Exercise details ▸ The material below should be written out in full and exactly; pictures stay out of the copy.
## begin Recorded data
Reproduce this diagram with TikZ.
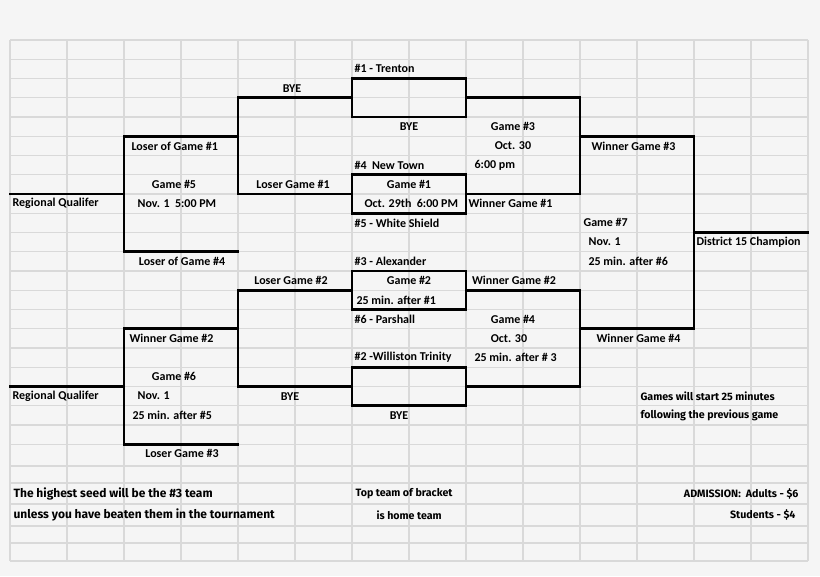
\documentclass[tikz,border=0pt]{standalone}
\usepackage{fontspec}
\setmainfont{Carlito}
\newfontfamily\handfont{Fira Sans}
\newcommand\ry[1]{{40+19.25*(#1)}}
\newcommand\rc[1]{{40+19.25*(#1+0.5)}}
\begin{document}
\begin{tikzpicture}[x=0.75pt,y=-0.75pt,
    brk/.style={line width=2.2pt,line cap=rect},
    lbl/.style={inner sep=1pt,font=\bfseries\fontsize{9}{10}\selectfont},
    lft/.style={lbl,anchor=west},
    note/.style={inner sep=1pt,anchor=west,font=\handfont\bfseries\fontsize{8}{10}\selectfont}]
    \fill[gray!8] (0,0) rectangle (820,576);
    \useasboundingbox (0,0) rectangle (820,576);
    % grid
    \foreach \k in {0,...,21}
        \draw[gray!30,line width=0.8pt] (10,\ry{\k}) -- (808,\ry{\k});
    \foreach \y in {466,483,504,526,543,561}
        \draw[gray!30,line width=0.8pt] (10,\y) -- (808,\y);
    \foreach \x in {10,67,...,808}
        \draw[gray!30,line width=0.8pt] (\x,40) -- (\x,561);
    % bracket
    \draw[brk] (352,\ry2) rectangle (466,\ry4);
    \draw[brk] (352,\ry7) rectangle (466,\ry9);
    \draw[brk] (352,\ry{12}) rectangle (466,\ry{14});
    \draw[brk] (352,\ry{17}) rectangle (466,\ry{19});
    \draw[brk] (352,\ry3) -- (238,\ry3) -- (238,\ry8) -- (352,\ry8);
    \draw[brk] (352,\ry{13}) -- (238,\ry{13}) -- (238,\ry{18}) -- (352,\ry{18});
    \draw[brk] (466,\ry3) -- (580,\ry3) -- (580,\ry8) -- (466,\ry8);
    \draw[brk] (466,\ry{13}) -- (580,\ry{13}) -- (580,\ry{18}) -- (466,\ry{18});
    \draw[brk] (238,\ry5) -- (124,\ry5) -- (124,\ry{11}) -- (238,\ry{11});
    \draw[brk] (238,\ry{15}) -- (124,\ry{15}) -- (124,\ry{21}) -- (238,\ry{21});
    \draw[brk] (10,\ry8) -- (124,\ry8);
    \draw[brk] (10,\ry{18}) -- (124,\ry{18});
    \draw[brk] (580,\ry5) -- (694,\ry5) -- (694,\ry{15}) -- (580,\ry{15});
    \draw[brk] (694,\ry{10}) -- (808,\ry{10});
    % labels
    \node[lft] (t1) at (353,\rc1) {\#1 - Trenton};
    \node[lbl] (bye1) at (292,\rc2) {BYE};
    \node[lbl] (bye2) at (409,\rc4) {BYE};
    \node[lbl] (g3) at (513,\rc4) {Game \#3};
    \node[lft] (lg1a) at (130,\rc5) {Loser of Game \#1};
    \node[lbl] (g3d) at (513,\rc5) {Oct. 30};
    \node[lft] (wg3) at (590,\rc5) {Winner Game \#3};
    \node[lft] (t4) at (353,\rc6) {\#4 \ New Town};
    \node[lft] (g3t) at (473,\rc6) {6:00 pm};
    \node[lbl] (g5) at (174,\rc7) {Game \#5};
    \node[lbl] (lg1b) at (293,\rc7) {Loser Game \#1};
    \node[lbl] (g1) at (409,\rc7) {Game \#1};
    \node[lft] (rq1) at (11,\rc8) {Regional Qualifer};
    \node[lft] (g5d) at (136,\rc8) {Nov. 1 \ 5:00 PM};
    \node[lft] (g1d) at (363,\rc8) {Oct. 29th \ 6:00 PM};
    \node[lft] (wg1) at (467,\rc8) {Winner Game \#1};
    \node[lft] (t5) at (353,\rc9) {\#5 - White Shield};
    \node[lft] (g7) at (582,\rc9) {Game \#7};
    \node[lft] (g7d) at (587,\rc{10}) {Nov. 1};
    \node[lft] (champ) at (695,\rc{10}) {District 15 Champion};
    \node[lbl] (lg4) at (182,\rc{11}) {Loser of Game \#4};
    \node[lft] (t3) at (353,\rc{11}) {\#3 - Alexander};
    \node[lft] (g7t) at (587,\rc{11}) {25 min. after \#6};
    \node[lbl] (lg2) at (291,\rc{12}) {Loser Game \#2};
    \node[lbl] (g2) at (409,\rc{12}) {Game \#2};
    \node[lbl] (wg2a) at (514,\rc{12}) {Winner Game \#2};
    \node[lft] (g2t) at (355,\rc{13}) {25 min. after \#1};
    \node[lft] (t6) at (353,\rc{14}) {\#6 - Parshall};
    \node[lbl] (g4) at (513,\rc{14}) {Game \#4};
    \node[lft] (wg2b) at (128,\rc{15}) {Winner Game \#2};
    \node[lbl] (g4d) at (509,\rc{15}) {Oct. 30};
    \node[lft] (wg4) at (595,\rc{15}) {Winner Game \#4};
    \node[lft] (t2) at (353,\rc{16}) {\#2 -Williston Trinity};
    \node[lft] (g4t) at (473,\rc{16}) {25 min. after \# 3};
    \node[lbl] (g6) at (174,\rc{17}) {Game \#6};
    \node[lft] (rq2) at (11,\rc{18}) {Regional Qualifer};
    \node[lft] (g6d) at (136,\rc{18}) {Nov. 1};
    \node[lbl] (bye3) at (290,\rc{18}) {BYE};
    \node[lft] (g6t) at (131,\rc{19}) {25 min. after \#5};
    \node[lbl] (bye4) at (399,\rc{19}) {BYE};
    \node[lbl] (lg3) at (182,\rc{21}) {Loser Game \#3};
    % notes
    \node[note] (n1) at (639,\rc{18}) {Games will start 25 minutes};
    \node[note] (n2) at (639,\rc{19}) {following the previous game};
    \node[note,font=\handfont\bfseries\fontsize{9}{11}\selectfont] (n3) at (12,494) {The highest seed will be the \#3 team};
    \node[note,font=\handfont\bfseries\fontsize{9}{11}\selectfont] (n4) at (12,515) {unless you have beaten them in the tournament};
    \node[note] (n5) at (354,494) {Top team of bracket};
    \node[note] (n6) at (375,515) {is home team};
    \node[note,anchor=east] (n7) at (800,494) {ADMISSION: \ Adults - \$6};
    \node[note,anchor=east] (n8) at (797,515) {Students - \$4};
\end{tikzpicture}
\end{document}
## end Recorded data
Answer to the task ▸
Reproduce this diagram with TikZ.
\documentclass[tikz,border=0pt]{standalone}
\usepackage{fontspec}
\setmainfont{Carlito}
\newfontfamily\handfont{Fira Sans}
\newcommand\ry[1]{{40+19.25*(#1)}}
\newcommand\rc[1]{{40+19.25*(#1+0.5)}}
\begin{document}
\begin{tikzpicture}[x=0.75pt,y=-0.75pt,
    brk/.style={line width=2.2pt,line cap=rect},
    lbl/.style={inner sep=1pt,font=\bfseries\fontsize{9}{10}\selectfont},
    lft/.style={lbl,anchor=west},
    note/.style={inner sep=1pt,anchor=west,font=\handfont\bfseries\fontsize{8}{10}\selectfont}]
    \fill[gray!8] (0,0) rectangle (820,576);
    \useasboundingbox (0,0) rectangle (820,576);
    % grid
    \foreach \k in {0,...,21}
        \draw[gray!30,line width=0.8pt] (10,\ry{\k}) -- (808,\ry{\k});
    \foreach \y in {466,483,504,526,543,561}
        \draw[gray!30,line width=0.8pt] (10,\y) -- (808,\y);
    \foreach \x in {10,67,...,808}
        \draw[gray!30,line width=0.8pt] (\x,40) -- (\x,561);
    % bracket
    \draw[brk] (352,\ry2) rectangle (466,\ry4);
    \draw[brk] (352,\ry7) rectangle (466,\ry9);
    \draw[brk] (352,\ry{12}) rectangle (466,\ry{14});
    \draw[brk] (352,\ry{17}) rectangle (466,\ry{19});
    \draw[brk] (352,\ry3) -- (238,\ry3) -- (238,\ry8) -- (352,\ry8);
    \draw[brk] (352,\ry{13}) -- (238,\ry{13}) -- (238,\ry{18}) -- (352,\ry{18});
    \draw[brk] (466,\ry3) -- (580,\ry3) -- (580,\ry8) -- (466,\ry8);
    \draw[brk] (466,\ry{13}) -- (580,\ry{13}) -- (580,\ry{18}) -- (466,\ry{18});
    \draw[brk] (238,\ry5) -- (124,\ry5) -- (124,\ry{11}) -- (238,\ry{11});
    \draw[brk] (238,\ry{15}) -- (124,\ry{15}) -- (124,\ry{21}) -- (238,\ry{21});
    \draw[brk] (10,\ry8) -- (124,\ry8);
    \draw[brk] (10,\ry{18}) -- (124,\ry{18});
    \draw[brk] (580,\ry5) -- (694,\ry5) -- (694,\ry{15}) -- (580,\ry{15});
    \draw[brk] (694,\ry{10}) -- (808,\ry{10});
    % labels
    \node[lft] (t1) at (353,\rc1) {\#1 - Trenton};
    \node[lbl] (bye1) at (292,\rc2) {BYE};
    \node[lbl] (bye2) at (409,\rc4) {BYE};
    \node[lbl] (g3) at (513,\rc4) {Game \#3};
    \node[lft] (lg1a) at (130,\rc5) {Loser of Game \#1};
    \node[lbl] (g3d) at (513,\rc5) {Oct. 30};
    \node[lft] (wg3) at (590,\rc5) {Winner Game \#3};
    \node[lft] (t4) at (353,\rc6) {\#4 \ New Town};
    \node[lft] (g3t) at (473,\rc6) {6:00 pm};
    \node[lbl] (g5) at (174,\rc7) {Game \#5};
    \node[lbl] (lg1b) at (293,\rc7) {Loser Game \#1};
    \node[lbl] (g1) at (409,\rc7) {Game \#1};
    \node[lft] (rq1) at (11,\rc8) {Regional Qualifer};
    \node[lft] (g5d) at (136,\rc8) {Nov. 1 \ 5:00 PM};
    \node[lft] (g1d) at (363,\rc8) {Oct. 29th \ 6:00 PM};
    \node[lft] (wg1) at (467,\rc8) {Winner Game \#1};
    \node[lft] (t5) at (353,\rc9) {\#5 - White Shield};
    \node[lft] (g7) at (582,\rc9) {Game \#7};
    \node[lft] (g7d) at (587,\rc{10}) {Nov. 1};
    \node[lft] (champ) at (695,\rc{10}) {District 15 Champion};
    \node[lbl] (lg4) at (182,\rc{11}) {Loser of Game \#4};
    \node[lft] (t3) at (353,\rc{11}) {\#3 - Alexander};
    \node[lft] (g7t) at (587,\rc{11}) {25 min. after \#6};
    \node[lbl] (lg2) at (291,\rc{12}) {Loser Game \#2};
    \node[lbl] (g2) at (409,\rc{12}) {Game \#2};
    \node[lbl] (wg2a) at (514,\rc{12}) {Winner Game \#2};
    \node[lft] (g2t) at (355,\rc{13}) {25 min. after \#1};
    \node[lft] (t6) at (353,\rc{14}) {\#6 - Parshall};
    \node[lbl] (g4) at (513,\rc{14}) {Game \#4};
    \node[lft] (wg2b) at (128,\rc{15}) {Winner Game \#2};
    \node[lbl] (g4d) at (509,\rc{15}) {Oct. 30};
    \node[lft] (wg4) at (595,\rc{15}) {Winner Game \#4};
    \node[lft] (t2) at (353,\rc{16}) {\#2 -Williston Trinity};
    \node[lft] (g4t) at (473,\rc{16}) {25 min. after \# 3};
    \node[lbl] (g6) at (174,\rc{17}) {Game \#6};
    \node[lft] (rq2) at (11,\rc{18}) {Regional Qualifer};
    \node[lft] (g6d) at (136,\rc{18}) {Nov. 1};
    \node[lbl] (bye3) at (290,\rc{18}) {BYE};
    \node[lft] (g6t) at (131,\rc{19}) {25 min. after \#5};
    \node[lbl] (bye4) at (399,\rc{19}) {BYE};
    \node[lbl] (lg3) at (182,\rc{21}) {Loser Game \#3};
    % notes
    \node[note] (n1) at (639,\rc{18}) {Games will start 25 minutes};
    \node[note] (n2) at (639,\rc{19}) {following the previous game};
    \node[note,font=\handfont\bfseries\fontsize{9}{11}\selectfont] (n3) at (12,494) {The highest seed will be the \#3 team};
    \node[note,font=\handfont\bfseries\fontsize{9}{11}\selectfont] (n4) at (12,515) {unless you have beaten them in the tournament};
    \node[note] (n5) at (354,494) {Top team of bracket};
    \node[note] (n6) at (375,515) {is home team};
    \node[note,anchor=east] (n7) at (800,494) {ADMISSION: \ Adults - \$6};
    \node[note,anchor=east] (n8) at (797,515) {Students - \$4};
\end{tikzpicture}
\end{document}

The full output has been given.